2 子どものことだけ考える

担任との見えない壁を意識したうえで、学校と話し合いをするときに大切にしてほしいのは、子どもを中心に考えて学校と交渉することです。

これは「学校マジック」とも言える現象ですが、親が学校に足を踏み入れたり、担任の先生と話したりする瞬間に、無意識に「いい親でいなければならない」「よく思われたい」といった気持ちが強くなることがあります。親自身が子ども時代に「まじめな児童・生徒」であることを求められていた経験が、今も心の中に残っているため、その呪縛に気づかず、強いプレッシャーを感じてしまうのです。

『小学生不登校 親子の幸せを守る方法 400人の声から生まれた「親がしなくていいことリスト」』(著:石井しこう/KADOKAWA)

また、不登校の対応で学校ともめることで、子どもが嫌な思いをしたり、不利な立場に置かれたりするのではないかという不安を抱く親も多いでしょう。

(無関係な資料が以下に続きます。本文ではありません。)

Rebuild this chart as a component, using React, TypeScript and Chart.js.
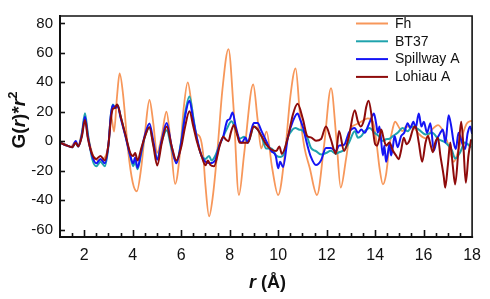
import React, { useEffect, useRef } from "react";
import { Chart, registerables } from "chart.js";

Chart.register(...registerables);

// ---- data ----
const seriesLabels = ["Fh", "BT37", "Spillway A", "Lohiau A"];
const xTickValues = [2, 4, 6, 8, 10, 12, 14, 16, 18];
const yTickValues = [-60, -40, -20, 0, 20, 40, 60, 80];

const fhR = [1.0, 1.2, 1.44, 1.6, 1.75, 1.9, 2.03, 2.2, 2.4, 2.6, 2.8, 3.0, 3.1, 3.23, 3.35, 3.46, 3.6, 3.8, 4.0, 4.17, 4.35, 4.5, 4.69, 4.85, 5.0, 5.2, 5.39, 5.55, 5.75, 5.95, 6.1, 6.27, 6.45, 6.6, 6.77, 6.9, 7.0, 7.15, 7.3, 7.5, 7.7, 7.95, 8.15, 8.38, 8.6, 8.97, 9.15, 9.3, 9.52, 9.75, 10.0, 10.3, 10.5, 10.72, 10.9, 11.08, 11.3, 11.6, 11.9, 12.18, 12.4, 12.58, 12.8, 13.0, 13.16, 13.43, 13.7, 13.91, 14.04, 14.18, 14.32, 14.45, 14.59, 14.73, 14.82, 15.0, 15.13, 15.27, 15.53, 15.8, 16.08, 16.35, 16.6, 16.83, 17.03, 17.24, 17.4, 17.6, 17.78, 18.0];
const fhG = [-1, -2, -4, -1, -3, 6, 15, 0, -11, -13, -12, -2, 18, 6.5, 30, 46, 32, -5, -28, -34, -18, 5, 28, 12, -8, 4, 20, 2, -29, -8, 22, 40, 22, 6, 3, -8, -30, -51, -38, -5, 35, 62.5, 25, -36.5, -8, 38.5, 15, -5, 6.5, -18, -36.5, -5, 30, 49.4, 18, -4, -18, -36.5, -2, 36, 2, -31.5, -12, 9, 11, 13.3, 15.5, 13.3, 1.3, -18, -29.3, -22.7, -3, 9, 13.3, 9, 6.8, 10, 10, 5, 2, 8, 11, 6, -3, -14, -8, 4, 12, 14];

const btR = [1.0, 1.3, 1.5, 1.65, 1.75, 1.9, 2.03, 2.15, 2.33, 2.5, 2.67, 2.85, 3.0, 3.1, 3.18, 3.28, 3.38, 3.5, 3.69, 3.9, 4.02, 4.1, 4.2, 4.35, 4.5, 4.69, 4.85, 5.01, 5.2, 5.4, 5.6, 5.8, 6.0, 6.15, 6.34, 6.5, 6.64, 6.84, 7.0, 7.15, 7.25, 7.4, 7.59, 7.73, 7.9, 8.07, 8.2, 8.41, 8.6, 8.75, 9.0, 9.15, 9.31, 9.51, 9.72, 9.92, 10.1, 10.25, 10.4, 10.6, 10.71, 10.85, 11.02, 11.2, 11.35, 11.56, 11.77, 11.97, 12.17, 12.38, 12.51, 12.72, 12.92, 13.16, 13.29, 13.43, 13.57, 13.77, 13.97, 14.15, 14.32, 14.45, 14.59, 14.73, 14.93, 15.13, 15.34, 15.53, 15.8, 16.08, 16.35, 16.62, 16.9, 17.17, 17.3, 17.51, 17.7, 17.96];
const btG = [-1, -3, -4, -1, -3.5, 5, 19, 5, -12, -17, -14, -17, -3, 18, 25, 22.5, 24.5, 17, 4.6, -10, -17, -14, -19, -8, 3, 9.5, -2, -12, 0, 7.5, -5, -14, 0, 18, 30.4, 16, 2.6, -10, -12, -10, -13, -10, -2, 3, 9, 13.5, 10, 1.7, 3, -1, 10, 8, 3.5, -5, -5, -9.6, -10.7, -8, 2.6, 8, 9, 8, 7, 2.6, -4.5, -6.7, -9, -8, -6.5, -8.5, -7.5, -6, -1, 6.8, 2.4, 3.5, 6.8, 9, 5.7, 3.5, 0.2, 1.3, 1.7, 3.5, 5.7, 9, 6.8, 10, 7.9, 4.6, 5.7, 1.3, -0.9, -6.3, -11.8, -7.4, -0.9, -4.2];

const spR = [1.0, 1.3, 1.5, 1.65, 1.75, 1.9, 2.03, 2.15, 2.33, 2.5, 2.67, 2.85, 3.0, 3.1, 3.18, 3.28, 3.38, 3.5, 3.69, 3.9, 4.02, 4.1, 4.2, 4.35, 4.5, 4.69, 4.85, 5.01, 5.2, 5.4, 5.6, 5.8, 6.0, 6.15, 6.34, 6.5, 6.64, 6.84, 7.0, 7.2, 7.4, 7.59, 7.73, 7.9, 8.0, 8.12, 8.25, 8.41, 8.5, 8.65, 8.75, 8.9, 9.0, 9.15, 9.31, 9.51, 9.72, 9.9, 10.0, 10.08, 10.2, 10.4, 10.6, 10.8, 10.9, 11.02, 11.2, 11.35, 11.56, 11.77, 11.97, 12.17, 12.38, 12.51, 12.72, 12.92, 13.16, 13.29, 13.43, 13.57, 13.7, 13.84, 13.95, 14.04, 14.11, 14.18, 14.32, 14.38, 14.45, 14.52, 14.59, 14.66, 14.73, 14.8, 14.93, 15.07, 15.2, 15.34, 15.45, 15.58, 15.67, 15.8, 15.91, 16.01, 16.14, 16.28, 16.42, 16.55, 16.69, 16.79, 16.9, 17.03, 17.14, 17.24, 17.33, 17.44, 17.58, 17.71, 17.82, 17.92, 18.0];
const spG = [-1, -3, -4, 0.2, -3.5, 4, 16.6, 3, -10, -15, -12, -15, -2, 18, 24.5, 22.5, 24, 16, 4, -10, -15, -11, -18, -7, 4, 12, 0, -12.5, 1, 12.3, -3, -15, -1, 16, 27.5, 14, 2.6, -10, -14, -15, -13, -2, 3, 14, 15, 19.5, 10, 0.4, -1, 2.6, -1, 8, 12.3, 12.3, 7, 0, -6.7, -10, -18.4, -14, -17.5, 2.6, 13.3, 18.8, 15, 9.6, -2.4, -10.7, -16.2, -12.9, -4.6, -4.6, -6.7, -3, -2.4, 6, 9, 5.7, 7.9, 5.7, 10, 15.5, 18.8, 12.2, 5.7, 10, -9.6, -3, -14, -8.5, -2, -9.6, -4, 3.5, -4, 3.5, 5.7, 12.2, 9, 13.3, 9, 18.8, 10, 13.3, 5.7, 12.2, -6.3, 1.3, 5.7, 7.9, -0.9, 17.7, 10, -0.9, -5.2, 5.7, -0.9, -5.2, 5.7, 10, 5];

const loR = [1.0, 1.3, 1.5, 1.65, 1.75, 1.9, 2.03, 2.15, 2.33, 2.5, 2.67, 2.85, 3.0, 3.1, 3.18, 3.25, 3.36, 3.5, 3.69, 3.9, 4.02, 4.1, 4.2, 4.35, 4.5, 4.69, 4.85, 5.01, 5.2, 5.4, 5.6, 5.8, 6.0, 6.15, 6.34, 6.5, 6.64, 6.84, 7.0, 7.1, 7.2, 7.35, 7.59, 7.73, 7.85, 7.95, 8.05, 8.17, 8.3, 8.41, 8.6, 8.75, 9.0, 9.15, 9.31, 9.51, 9.72, 9.92, 10.05, 10.15, 10.4, 10.6, 10.8, 11.02, 11.2, 11.35, 11.56, 11.77, 11.97, 12.17, 12.38, 12.51, 12.72, 12.92, 13.16, 13.29, 13.4, 13.54, 13.63, 13.73, 13.84, 13.91, 14.0, 14.08, 14.18, 14.25, 14.36, 14.45, 14.59, 14.73, 14.86, 14.97, 15.07, 15.18, 15.3, 15.41, 15.58, 15.67, 15.8, 15.94, 16.08, 16.18, 16.28, 16.38, 16.48, 16.59, 16.69, 16.83, 16.89, 17.0, 17.1, 17.2, 17.3, 17.44, 17.55, 17.64, 17.74, 17.85, 17.96];
const loG = [-1, -3, -4, -1, -3.5, 3, 14.4, 2, -9, -12, -10, -13, -2, 15, 22, 22.5, 25, 17, 5, -8, -10, -8, -13, -5, 3, 9.5, -3, -16.4, -1, 10, -3, -13, -4, 9, 20.3, 10, 0.4, -10, -16.3, -13, -16, -17, -3, 3, 1, 0, 6, 11, 5, -1, -1, -1, 10, 8, 3.5, -2.3, -5.6, -6.7, -3.5, -8.6, 2.6, 17.7, 25.4, 15, 3.5, 2.6, 0.4, 1.5, 10, 1.5, -8.6, 7, -6.7, 3.5, 21, 13.3, 10, 14.4, 23, 27.5, 18.8, 7.9, -2, -3, 2.4, 7.9, 1.3, -3, -0.9, -6.3, -9.6, -12.2, -6.3, 2.4, -2, 0.2, 9, 10, -0.9, -14, -0.9, 3.5, -2, -7.4, -0.9, 2.4, -9.6, -23.8, -31.5, -16.2, -0.9, -16.2, -29.3, -5.2, 13.3, -3, -28.2, -9.6, 1.3];

const seriesColors = ["#F7975A", "#1FA3AD", "#1414F5", "#8E0B0B"];
const seriesWidths = [1.8, 2, 2, 2];

const FONT = '"Liberation Sans", Arial, Helvetica, sans-serif';

const pts = (r: number[], g: number[]) => r.map((x, i) => ({ x, y: g[i] }));

const framePlugin = {
  id: "frame",
  afterDraw(chart: any) {
    const { ctx, chartArea: a } = chart;
    const xs = chart.scales.x;
    const ys = chart.scales.y;
    ctx.save();
    ctx.strokeStyle = "#111";
    ctx.lineCap = "butt";
    // top/right border
    ctx.lineWidth = 1.6;
    ctx.beginPath();
    ctx.moveTo(a.left, a.top);
    ctx.lineTo(a.right, a.top);
    ctx.lineTo(a.right, a.bottom);
    ctx.stroke();
    // axes
    ctx.lineWidth = 2;
    ctx.beginPath();
    ctx.moveTo(a.left, a.top - 1);
    ctx.lineTo(a.left, a.bottom);
    ctx.lineTo(a.right + 1, a.bottom);
    ctx.stroke();
    // x ticks (inward)
    ctx.lineWidth = 1.6;
    for (let v = xs.min + 0.5; v < xs.max; v += 0.5) {
      const px = Math.round(xs.getPixelForValue(v)) + 0.5;
      const major = xTickValues.includes(v);
      ctx.beginPath();
      ctx.moveTo(px, a.bottom);
      ctx.lineTo(px, a.bottom - (major ? 7 : 4));
      ctx.stroke();
    }
    // y ticks (inward)
    for (const v of yTickValues) {
      const py = Math.round(ys.getPixelForValue(v)) + 0.5;
      ctx.beginPath();
      ctx.moveTo(a.left, py);
      ctx.lineTo(a.left + 5, py);
      ctx.stroke();
    }
    // legend
    ctx.font = `14px ${FONT}`;
    ctx.textBaseline = "middle";
    ctx.textAlign = "left";
    chart.data.datasets.forEach((ds: any, i: number) => {
      const yy = 23.5 + i * 17.8;
      ctx.strokeStyle = ds.borderColor;
      ctx.lineWidth = 2;
      ctx.beginPath();
      ctx.moveTo(356, yy);
      ctx.lineTo(388, yy);
      ctx.stroke();
      ctx.fillStyle = "#111";
      ctx.fillText(ds.label, 395, yy + 0.5);
    });
    // x title: r (Å)
    ctx.fillStyle = "#111";
    ctx.textBaseline = "alphabetic";
    const fx = 18;
    const italic = `italic bold ${fx}px ${FONT}`;
    const bold = `bold ${fx}px ${FONT}`;
    ctx.font = italic;
    const w1 = ctx.measureText("r").width;
    ctx.font = bold;
    const w2 = ctx.measureText(" (Å)").width;
    let sx = 267.5 - (w1 + w2) / 2;
    ctx.font = italic;
    ctx.fillText("r", sx, 288);
    ctx.font = bold;
    ctx.fillText(" (Å)", sx + w1, 288);
    // y title: G(r)*r^2
    const fy = 19;
    const yItalic = `italic bold ${fy}px ${FONT}`;
    const yBold = `bold ${fy}px ${FONT}`;
    const ySup = `bold ${Math.round(fy * 0.68)}px ${FONT}`;
    const parts: [string, string, number][] = [
      ["G(", yBold, 0],
      ["r", yItalic, 0],
      [")*", yBold, 0],
      ["r", yItalic, 0],
      ["2", ySup, -8],
    ];
    let total = 0;
    const widths = parts.map(([t, f]) => {
      ctx.font = f;
      const w = ctx.measureText(t).width;
      total += w;
      return w;
    });
    ctx.translate(25, 120);
    ctx.rotate(-Math.PI / 2);
    let cx = -total / 2;
    parts.forEach(([t, f, dy], i) => {
      ctx.font = f;
      ctx.fillText(t, cx, dy);
      cx += widths[i];
    });
    ctx.restore();
  },
};

export default function App() {
  const ref = useRef<HTMLCanvasElement>(null);
  useEffect(() => {
    if (!ref.current) return;
    const series = [pts(fhR, fhG), pts(btR, btG), pts(spR, spG), pts(loR, loG)];
    const chart = new Chart(ref.current, {
      type: "line",
      data: {
        datasets: series.map((d, i) => ({
          label: seriesLabels[i],
          data: d,
          borderColor: seriesColors[i],
          backgroundColor: seriesColors[i],
          borderWidth: seriesWidths[i],
          pointRadius: 0,
          fill: false,
          cubicInterpolationMode: "monotone" as const,
          order: 4 - i,
        })),
      },
      options: {
        animation: false,
        responsive: true,
        maintainAspectRatio: false,
        layout: { padding: { top: 7, right: 16, left: 0, bottom: 0 } },
        plugins: { legend: { display: false }, tooltip: { enabled: false } },
        scales: {
          x: {
            type: "linear",
            min: 1,
            max: 18,
            grid: { display: false, drawTicks: false },
            border: { display: false },
            afterBuildTicks: (s: any) => {
              s.ticks = xTickValues.map((v) => ({ value: v }));
            },
            afterFit: (s: any) => {
              s.height = 62;
            },
            ticks: {
              color: "#111",
              font: { family: FONT, size: 16 },
              padding: 9,
              maxRotation: 0,
              autoSkip: false,
            },
          },
          y: {
            type: "linear",
            min: -65,
            max: 85,
            grid: { display: false, drawTicks: false },
            border: { display: false },
            afterBuildTicks: (s: any) => {
              s.ticks = yTickValues.map((v) => ({ value: v }));
            },
            afterFit: (s: any) => {
              s.width = 60;
            },
            ticks: {
              color: "#111",
              font: { family: FONT, size: 15 },
              padding: 7,
              autoSkip: false,
            },
          },
        },
      },
      plugins: [framePlugin],
    });
    return () => chart.destroy();
  }, []);
  return (
    <div style={{ position: "fixed", left: 0, top: 0, width: 490, height: 299, background: "#fff" }}>
      <canvas ref={ref} />
    </div>
  );
}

まるで子どもが「人質」にとられているように感じ、学校に意見を言うことにためらいを覚えるかもしれません。

しかし、常識的な対応をしていれば、よっぽどのことがない限り、学校が親の態度を理由に子どもへの対応を変えることはありません。ここでいう「よっぽどのこと」というのは、親の対応ではなく、先生側に問題がある場合です。

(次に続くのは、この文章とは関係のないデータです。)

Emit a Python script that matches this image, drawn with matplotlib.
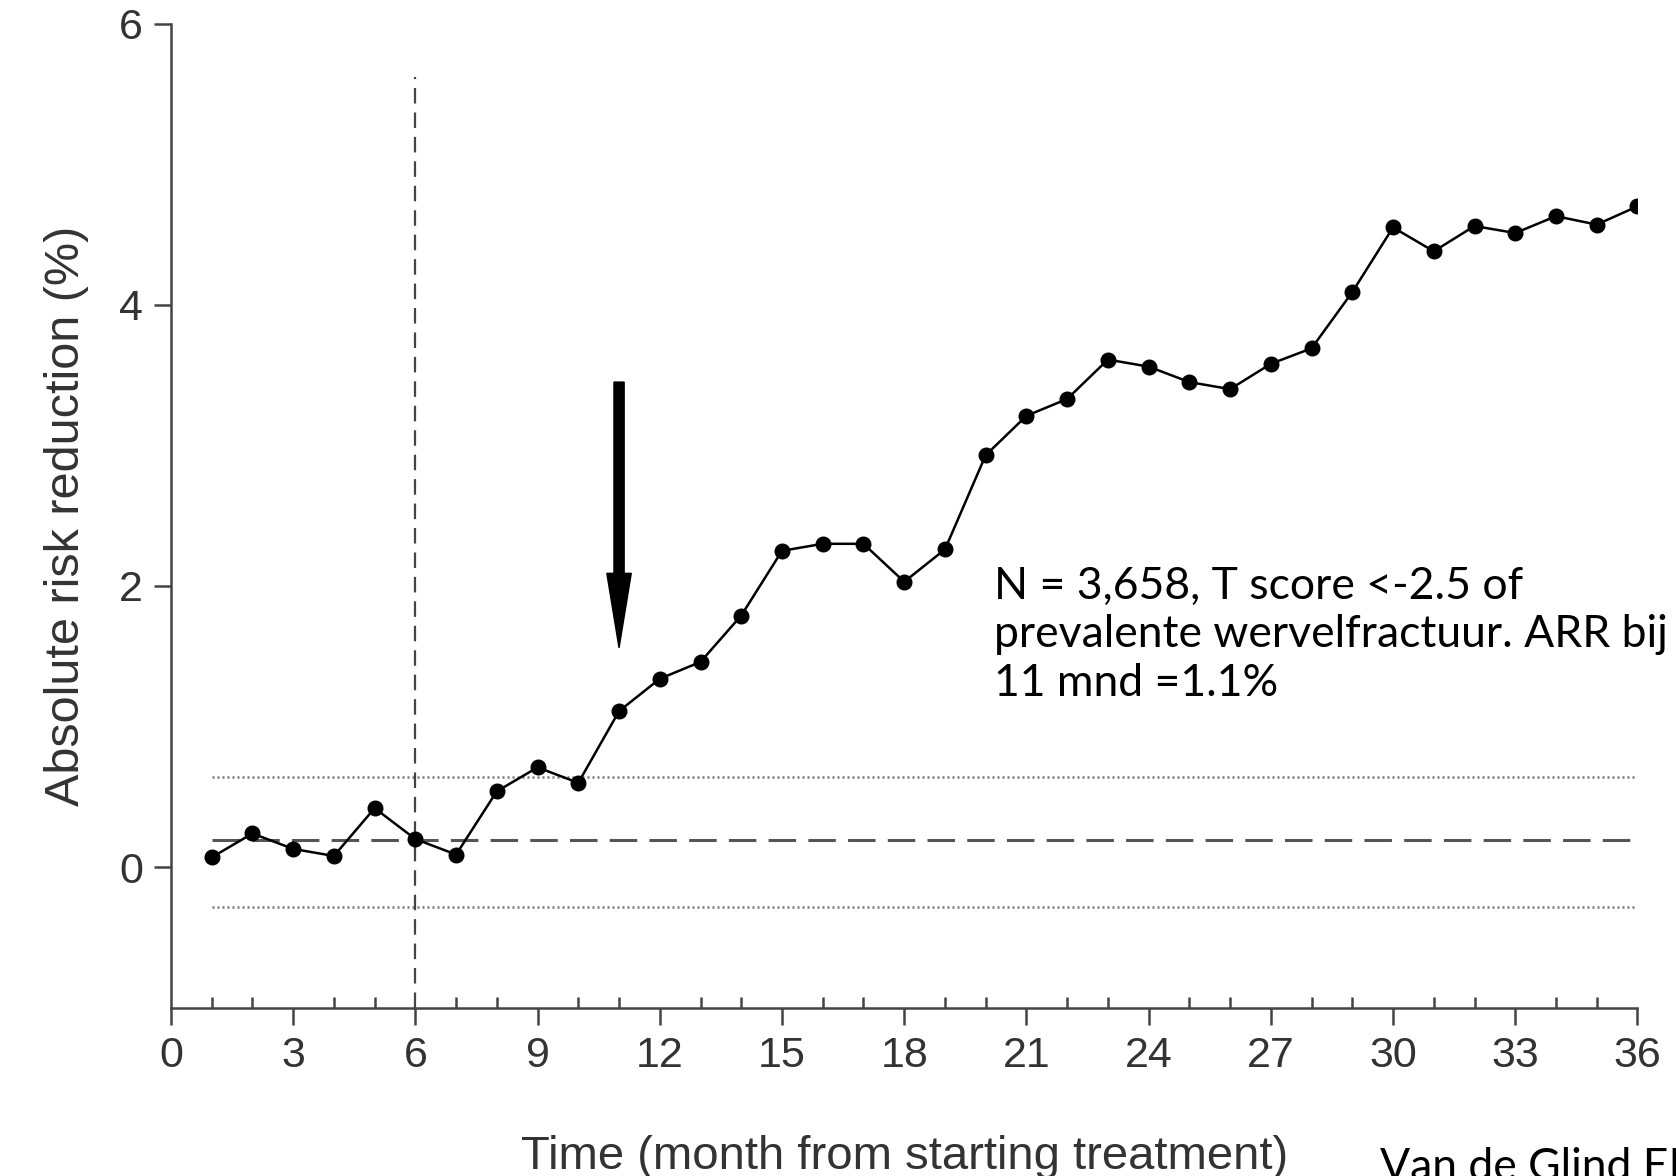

ですから、「先生によく思われたい」とか、「学校と関係を悪くしたくないから、強く言えない」といった思いは、いったん捨てましょう。親にとって何より大切なのは、我が子です。我が子の思いや我が子を守ることです。我が子がどうなったらいいのかを第一に考え、その視点から学校と話し合いを進めることが大切です。